- PROBLEM STATEMENT -
Reproduce all of the material word for word.

- GIVEN MATERIAL -
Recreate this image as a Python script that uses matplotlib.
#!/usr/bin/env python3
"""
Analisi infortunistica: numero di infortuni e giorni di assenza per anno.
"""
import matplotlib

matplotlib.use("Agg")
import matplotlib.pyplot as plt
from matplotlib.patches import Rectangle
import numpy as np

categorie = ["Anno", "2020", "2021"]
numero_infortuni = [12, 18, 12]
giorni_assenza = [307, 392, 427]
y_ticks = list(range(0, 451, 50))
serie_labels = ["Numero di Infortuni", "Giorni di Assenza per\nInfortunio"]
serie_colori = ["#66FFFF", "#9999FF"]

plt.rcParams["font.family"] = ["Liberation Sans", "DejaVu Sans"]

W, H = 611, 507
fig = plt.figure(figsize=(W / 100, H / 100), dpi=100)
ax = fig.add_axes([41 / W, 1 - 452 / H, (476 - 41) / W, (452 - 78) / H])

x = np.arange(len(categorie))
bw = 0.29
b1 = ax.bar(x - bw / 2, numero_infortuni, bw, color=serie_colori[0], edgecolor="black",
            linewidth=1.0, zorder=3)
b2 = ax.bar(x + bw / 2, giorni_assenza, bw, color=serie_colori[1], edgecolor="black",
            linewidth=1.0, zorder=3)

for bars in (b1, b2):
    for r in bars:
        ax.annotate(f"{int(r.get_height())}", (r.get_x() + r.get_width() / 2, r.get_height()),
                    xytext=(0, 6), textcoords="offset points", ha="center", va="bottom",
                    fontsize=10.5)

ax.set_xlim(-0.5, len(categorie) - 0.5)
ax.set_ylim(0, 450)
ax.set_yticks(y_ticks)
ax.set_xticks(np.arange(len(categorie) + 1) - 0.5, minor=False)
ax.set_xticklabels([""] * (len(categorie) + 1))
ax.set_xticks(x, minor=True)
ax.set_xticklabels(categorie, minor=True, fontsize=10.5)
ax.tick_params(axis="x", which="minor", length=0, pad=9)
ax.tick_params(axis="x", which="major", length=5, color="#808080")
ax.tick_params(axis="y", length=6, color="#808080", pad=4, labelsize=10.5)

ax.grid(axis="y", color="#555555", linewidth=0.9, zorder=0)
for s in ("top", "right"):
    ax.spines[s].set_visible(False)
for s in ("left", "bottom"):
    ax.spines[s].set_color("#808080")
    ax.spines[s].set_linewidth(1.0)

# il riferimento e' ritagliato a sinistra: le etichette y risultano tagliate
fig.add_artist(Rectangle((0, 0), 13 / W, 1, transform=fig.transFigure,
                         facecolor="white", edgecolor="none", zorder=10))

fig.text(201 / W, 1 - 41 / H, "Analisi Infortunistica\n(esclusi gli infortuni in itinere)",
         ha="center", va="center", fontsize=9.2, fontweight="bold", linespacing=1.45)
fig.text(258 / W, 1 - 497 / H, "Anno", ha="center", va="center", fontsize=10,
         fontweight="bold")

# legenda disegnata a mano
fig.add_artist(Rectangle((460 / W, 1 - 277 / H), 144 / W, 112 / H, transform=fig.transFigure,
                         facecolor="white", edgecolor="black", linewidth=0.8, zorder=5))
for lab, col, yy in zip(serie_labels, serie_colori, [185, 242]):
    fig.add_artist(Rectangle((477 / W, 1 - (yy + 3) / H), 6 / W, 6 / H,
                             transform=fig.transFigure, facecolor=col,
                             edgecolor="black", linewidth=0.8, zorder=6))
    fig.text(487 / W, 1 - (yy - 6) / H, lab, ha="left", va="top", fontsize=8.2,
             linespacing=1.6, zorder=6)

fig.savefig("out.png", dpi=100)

- ANSWER -
Recreate this image as a Python script that uses matplotlib.
#!/usr/bin/env python3
"""
Analisi infortunistica: numero di infortuni e giorni di assenza per anno.
"""
import matplotlib

matplotlib.use("Agg")
import matplotlib.pyplot as plt
from matplotlib.patches import Rectangle
import numpy as np

categorie = ["Anno", "2020", "2021"]
numero_infortuni = [12, 18, 12]
giorni_assenza = [307, 392, 427]
y_ticks = list(range(0, 451, 50))
serie_labels = ["Numero di Infortuni", "Giorni di Assenza per\nInfortunio"]
serie_colori = ["#66FFFF", "#9999FF"]

plt.rcParams["font.family"] = ["Liberation Sans", "DejaVu Sans"]

W, H = 611, 507
fig = plt.figure(figsize=(W / 100, H / 100), dpi=100)
ax = fig.add_axes([41 / W, 1 - 452 / H, (476 - 41) / W, (452 - 78) / H])

x = np.arange(len(categorie))
bw = 0.29
b1 = ax.bar(x - bw / 2, numero_infortuni, bw, color=serie_colori[0], edgecolor="black",
            linewidth=1.0, zorder=3)
b2 = ax.bar(x + bw / 2, giorni_assenza, bw, color=serie_colori[1], edgecolor="black",
            linewidth=1.0, zorder=3)

for bars in (b1, b2):
    for r in bars:
        ax.annotate(f"{int(r.get_height())}", (r.get_x() + r.get_width() / 2, r.get_height()),
                    xytext=(0, 6), textcoords="offset points", ha="center", va="bottom",
                    fontsize=10.5)

ax.set_xlim(-0.5, len(categorie) - 0.5)
ax.set_ylim(0, 450)
ax.set_yticks(y_ticks)
ax.set_xticks(np.arange(len(categorie) + 1) - 0.5, minor=False)
ax.set_xticklabels([""] * (len(categorie) + 1))
ax.set_xticks(x, minor=True)
ax.set_xticklabels(categorie, minor=True, fontsize=10.5)
ax.tick_params(axis="x", which="minor", length=0, pad=9)
ax.tick_params(axis="x", which="major", length=5, color="#808080")
ax.tick_params(axis="y", length=6, color="#808080", pad=4, labelsize=10.5)

ax.grid(axis="y", color="#555555", linewidth=0.9, zorder=0)
for s in ("top", "right"):
    ax.spines[s].set_visible(False)
for s in ("left", "bottom"):
    ax.spines[s].set_color("#808080")
    ax.spines[s].set_linewidth(1.0)

# il riferimento e' ritagliato a sinistra: le etichette y risultano tagliate
fig.add_artist(Rectangle((0, 0), 13 / W, 1, transform=fig.transFigure,
                         facecolor="white", edgecolor="none", zorder=10))

fig.text(201 / W, 1 - 41 / H, "Analisi Infortunistica\n(esclusi gli infortuni in itinere)",
         ha="center", va="center", fontsize=9.2, fontweight="bold", linespacing=1.45)
fig.text(258 / W, 1 - 497 / H, "Anno", ha="center", va="center", fontsize=10,
         fontweight="bold")

# legenda disegnata a mano
fig.add_artist(Rectangle((460 / W, 1 - 277 / H), 144 / W, 112 / H, transform=fig.transFigure,
                         facecolor="white", edgecolor="black", linewidth=0.8, zorder=5))
for lab, col, yy in zip(serie_labels, serie_colori, [185, 242]):
    fig.add_artist(Rectangle((477 / W, 1 - (yy + 3) / H), 6 / W, 6 / H,
                             transform=fig.transFigure, facecolor=col,
                             edgecolor="black", linewidth=0.8, zorder=6))
    fig.text(487 / W, 1 - (yy - 6) / H, lab, ha="left", va="top", fontsize=8.2,
             linespacing=1.6, zorder=6)

fig.savefig("out.png", dpi=100)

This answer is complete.